Given problem » Set down exactly the lines of the listing below, please, beginning with the first and ending with the line that holds "const LEGEND_DROP = 7;".

Source material »
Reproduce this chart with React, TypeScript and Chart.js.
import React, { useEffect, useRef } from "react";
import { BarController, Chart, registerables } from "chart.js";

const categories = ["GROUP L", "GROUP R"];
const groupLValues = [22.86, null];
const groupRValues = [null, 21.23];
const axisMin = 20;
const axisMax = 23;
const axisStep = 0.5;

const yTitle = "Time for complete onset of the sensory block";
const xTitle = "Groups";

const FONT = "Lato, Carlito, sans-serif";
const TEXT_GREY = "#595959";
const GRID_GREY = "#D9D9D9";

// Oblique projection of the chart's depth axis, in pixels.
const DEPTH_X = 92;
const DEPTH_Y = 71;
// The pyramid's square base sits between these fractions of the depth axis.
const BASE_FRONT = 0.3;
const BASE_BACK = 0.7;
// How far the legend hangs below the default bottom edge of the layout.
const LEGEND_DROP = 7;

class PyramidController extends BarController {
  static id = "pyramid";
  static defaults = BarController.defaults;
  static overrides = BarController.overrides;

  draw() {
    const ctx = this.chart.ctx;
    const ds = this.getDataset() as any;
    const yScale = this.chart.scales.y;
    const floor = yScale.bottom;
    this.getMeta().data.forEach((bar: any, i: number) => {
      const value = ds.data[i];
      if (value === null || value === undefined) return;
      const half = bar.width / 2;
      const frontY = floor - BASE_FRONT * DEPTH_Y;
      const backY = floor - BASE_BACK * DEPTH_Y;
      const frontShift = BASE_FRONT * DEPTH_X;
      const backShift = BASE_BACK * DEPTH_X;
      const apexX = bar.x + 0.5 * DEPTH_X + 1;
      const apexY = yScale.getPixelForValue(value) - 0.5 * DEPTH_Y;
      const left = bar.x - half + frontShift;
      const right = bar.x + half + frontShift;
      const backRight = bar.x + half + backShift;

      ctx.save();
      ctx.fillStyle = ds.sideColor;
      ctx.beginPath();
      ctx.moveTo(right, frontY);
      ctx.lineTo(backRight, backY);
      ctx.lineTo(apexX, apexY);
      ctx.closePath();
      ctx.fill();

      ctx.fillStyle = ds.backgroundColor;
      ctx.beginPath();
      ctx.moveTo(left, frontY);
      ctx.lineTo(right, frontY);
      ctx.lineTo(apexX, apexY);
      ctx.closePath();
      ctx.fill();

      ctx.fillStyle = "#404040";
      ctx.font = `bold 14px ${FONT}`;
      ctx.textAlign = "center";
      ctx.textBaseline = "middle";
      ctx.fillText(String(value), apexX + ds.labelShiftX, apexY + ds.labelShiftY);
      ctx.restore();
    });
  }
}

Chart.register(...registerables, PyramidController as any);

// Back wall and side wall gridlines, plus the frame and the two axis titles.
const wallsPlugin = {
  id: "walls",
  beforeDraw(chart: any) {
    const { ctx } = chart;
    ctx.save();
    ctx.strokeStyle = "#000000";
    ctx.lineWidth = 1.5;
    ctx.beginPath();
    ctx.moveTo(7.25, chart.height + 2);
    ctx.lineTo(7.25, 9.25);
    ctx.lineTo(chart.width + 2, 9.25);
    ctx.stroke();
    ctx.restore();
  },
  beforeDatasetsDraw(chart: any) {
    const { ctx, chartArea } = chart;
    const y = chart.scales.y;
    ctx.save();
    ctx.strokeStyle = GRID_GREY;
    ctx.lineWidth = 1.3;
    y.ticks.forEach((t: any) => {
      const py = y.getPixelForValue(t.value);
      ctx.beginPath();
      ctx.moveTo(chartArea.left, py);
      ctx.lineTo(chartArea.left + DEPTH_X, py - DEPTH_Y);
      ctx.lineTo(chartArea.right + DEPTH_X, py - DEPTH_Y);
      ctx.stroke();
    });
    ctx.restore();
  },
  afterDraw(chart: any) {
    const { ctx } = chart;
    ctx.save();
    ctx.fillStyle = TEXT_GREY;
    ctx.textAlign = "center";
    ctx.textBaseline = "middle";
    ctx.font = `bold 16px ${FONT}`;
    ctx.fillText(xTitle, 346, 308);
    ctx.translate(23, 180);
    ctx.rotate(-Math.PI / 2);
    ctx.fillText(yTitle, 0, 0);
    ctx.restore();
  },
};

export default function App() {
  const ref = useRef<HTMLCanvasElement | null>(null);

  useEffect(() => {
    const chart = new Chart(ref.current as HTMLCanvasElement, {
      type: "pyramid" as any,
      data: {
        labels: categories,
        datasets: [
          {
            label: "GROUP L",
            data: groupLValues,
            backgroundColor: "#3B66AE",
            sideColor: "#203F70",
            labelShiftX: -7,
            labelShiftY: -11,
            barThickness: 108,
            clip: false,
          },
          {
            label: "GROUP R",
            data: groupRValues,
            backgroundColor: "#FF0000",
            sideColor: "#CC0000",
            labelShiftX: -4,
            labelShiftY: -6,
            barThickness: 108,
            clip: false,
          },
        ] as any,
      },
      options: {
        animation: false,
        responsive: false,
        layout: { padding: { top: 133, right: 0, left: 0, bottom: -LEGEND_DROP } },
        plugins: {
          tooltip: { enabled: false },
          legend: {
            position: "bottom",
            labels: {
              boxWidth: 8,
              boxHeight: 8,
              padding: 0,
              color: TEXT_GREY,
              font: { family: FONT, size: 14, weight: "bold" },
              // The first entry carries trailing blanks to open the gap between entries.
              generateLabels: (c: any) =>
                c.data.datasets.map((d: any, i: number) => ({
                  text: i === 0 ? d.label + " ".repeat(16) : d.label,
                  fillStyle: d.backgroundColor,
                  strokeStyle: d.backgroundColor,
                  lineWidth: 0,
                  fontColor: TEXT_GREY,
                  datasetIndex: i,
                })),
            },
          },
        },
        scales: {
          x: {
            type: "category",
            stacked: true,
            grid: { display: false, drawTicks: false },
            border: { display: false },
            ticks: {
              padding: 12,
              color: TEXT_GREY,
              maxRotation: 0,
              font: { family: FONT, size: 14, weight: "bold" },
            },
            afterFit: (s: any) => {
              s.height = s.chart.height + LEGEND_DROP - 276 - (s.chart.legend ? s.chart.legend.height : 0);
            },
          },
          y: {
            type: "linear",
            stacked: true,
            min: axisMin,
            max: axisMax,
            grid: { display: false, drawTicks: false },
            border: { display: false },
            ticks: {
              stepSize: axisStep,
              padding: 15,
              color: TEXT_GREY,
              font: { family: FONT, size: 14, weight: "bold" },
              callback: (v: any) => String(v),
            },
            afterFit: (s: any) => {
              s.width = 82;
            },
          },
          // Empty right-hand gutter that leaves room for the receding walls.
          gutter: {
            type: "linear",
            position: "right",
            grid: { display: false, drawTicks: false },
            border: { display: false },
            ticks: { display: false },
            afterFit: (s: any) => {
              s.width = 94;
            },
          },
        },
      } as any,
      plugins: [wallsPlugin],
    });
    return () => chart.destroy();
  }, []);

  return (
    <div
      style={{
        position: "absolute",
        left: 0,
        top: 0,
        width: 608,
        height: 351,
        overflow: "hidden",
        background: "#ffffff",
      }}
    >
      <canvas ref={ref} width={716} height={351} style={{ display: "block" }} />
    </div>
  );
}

Problem solution »
Reproduce this chart with React, TypeScript and Chart.js.
import React, { useEffect, useRef } from "react";
import { BarController, Chart, registerables } from "chart.js";

const categories = ["GROUP L", "GROUP R"];
const groupLValues = [22.86, null];
const groupRValues = [null, 21.23];
const axisMin = 20;
const axisMax = 23;
const axisStep = 0.5;

const yTitle = "Time for complete onset of the sensory block";
const xTitle = "Groups";

const FONT = "Lato, Carlito, sans-serif";
const TEXT_GREY = "#595959";
const GRID_GREY = "#D9D9D9";

// Oblique projection of the chart's depth axis, in pixels.
const DEPTH_X = 92;
const DEPTH_Y = 71;
// The pyramid's square base sits between these fractions of the depth axis.
const BASE_FRONT = 0.3;
const BASE_BACK = 0.7;
// How far the legend hangs below the default bottom edge of the layout.
const LEGEND_DROP = 7;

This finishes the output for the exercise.